Gov't urged to open up the Philippines to more foreign investments

Mall-goers enjoy the nightlife as they dine at restaurants in Quezon City on Friday, June 11, 2022.
The STAR/Miguel de Guzman

MANILA, Philippines — The Philippines should open further to foreigners if it wants to corner more job-generating investments, Asia-based Hinrich Foundation said on Tuesday.

There’s a “window of opportunity that might be the right moment to open the country," Riccardo Crescenzi, professor of economic geography at the London School of Economics, said in an online forum organized by Hinrich.

Crescenzi did not explain when this opportunity would come, nor what’s with this window that would allow the economy to open up more to foreign investors. For years, the Philippines has lagged behind its regional peers in attracting FDI, no thanks to its decrepit infrastructure.

After reaching a record-high $10.1 billion net inflows in 2017, data showed FDI to the Philippines started declining from that peak, with the pandemic worsening the downtrend.

READ: Pandemic worsens already declining FDI under Duterte

As virus curbs ease around the globe, FDI net inflows hit an all-time high of $10.5 billion last year. Meanwhile, the outgoing Duterte administration managed to make a last-minute push to enact laws that relax restrictions on foreign investments.

READ: Easing of retail trade to recoup pandemic losses | Duterte signs law allowing full foreign ownership in key sectors like telcos

Crescenzi and Oliver Harman, cities economist for the International Growth Centre at the University of Oxford, wrote a research commissioned by the Hinrich Foundation that looked into different ways FDIs and global value chains could be leveraged by countries.

For Harman, the Philippines has experienced "outward and inward" FDI, wherein a country would invest overseas and bring home lessons it picked up from that investment experience.

The research noted that the Philippines, alongside Cambodia, Indonesia, Thailand, and Vietnam, depend on its regional peers for “inward” investments. At the same time, this same cluster of countries also directed their investments to countries in East and Southeast Asia — a type of “outward” FDI that, the researchers said, could bring in new knowledge that facilitates economic development.

"There are pressure to sort of engage in economic resiliency policies by looking inward.

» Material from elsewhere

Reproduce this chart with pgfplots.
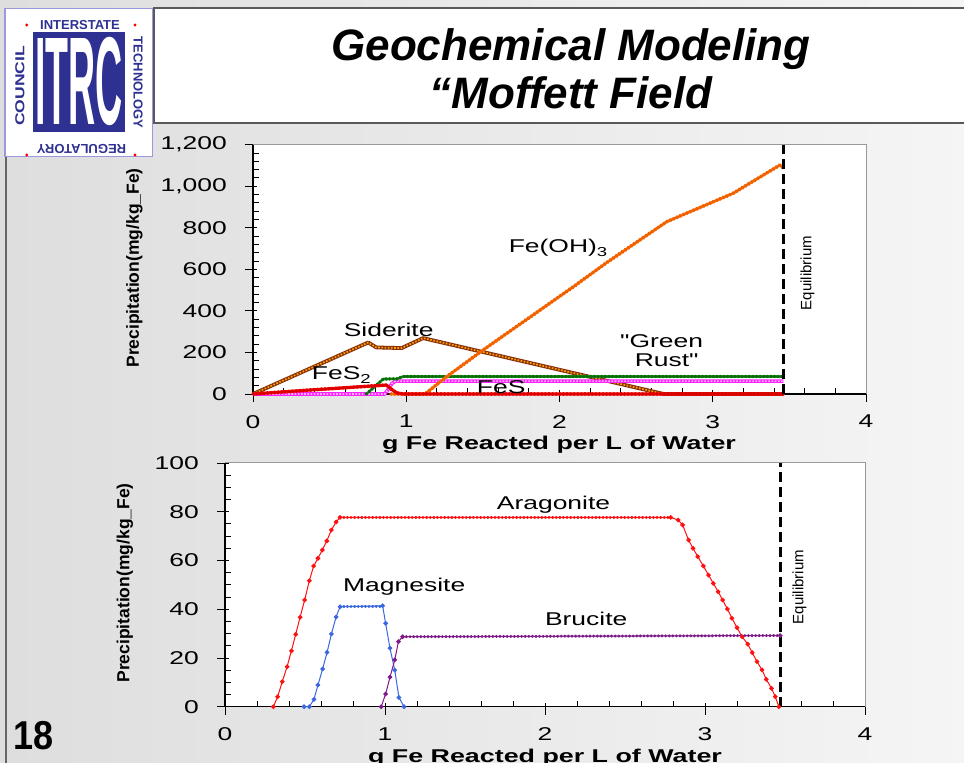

In the long run, it’s important for economies to remain open," Harman said.

Harman believes opening the Philippines further to the rest of the world could prove easier in the coming years, citing the local call center industry which has thrived in regions outside the capital. He said cities like Baguio and Bacolod managed to win investments from BPO firms when they understood the needs of the industry and identified the regional assets with whom the two cities should couple.

“Attracting FDI requires a consideration for actions at lower geographical scales. It also reminds policymakers that, while regional assets can take a long time to change, local institutions can match existing links to global networks in the short term,” the researchers said.